Wie wir gesehen haben, werden z. B. bei den Vocalen (bez. bei
den Sonanten überhaupt) Unterschiede der Tonstärke nicht als
wesentliche Unterscheidungsmomente aufgefasst. Wenn im
Deutschen das a einer ‘unbetonten’ Silbe regelmässig schwächer
ist als das einer ‘betonten’ Silbe, so trifft diese Unterscheidung
ja nicht den Vocal an sich, sondern die Silbe, in der er steht.

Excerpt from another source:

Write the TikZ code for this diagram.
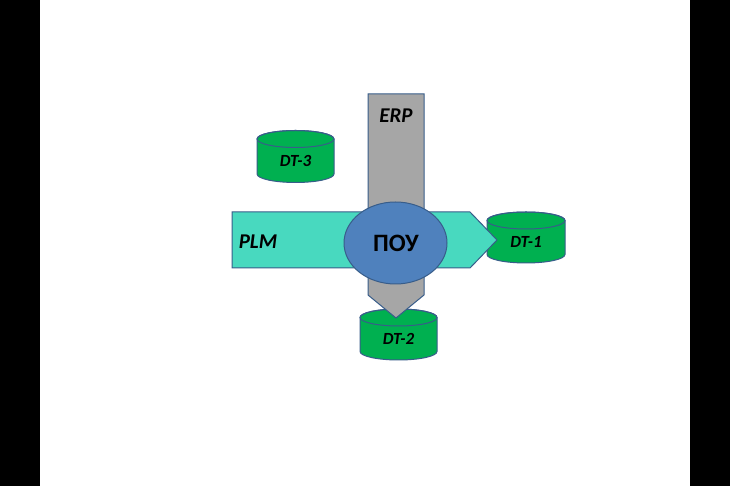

Anders bei den Consonanten. Auch die Öonsonanten unbetonter
Silben stehen denen der Tonsilben an Stärke nach, wie die
Vocale in entsprechender Stellung; aber unabhängig von dieser
Abstufung nach der Silbenstärke haben viele Sprachen auch
noch eine selbständige Abstufung der Consonanten nach Stärke
und Schwäche entwickelt, unterscheiden also z. B. starke und
schwache f, s, ch oder starke und schwache stimmlose Verschlusslaute
(359) u.dgl. Man kann also keineswegs behaupten,
dass die Druck- bez. Tonstärke bei den Definitionen der ‘Einzellaute’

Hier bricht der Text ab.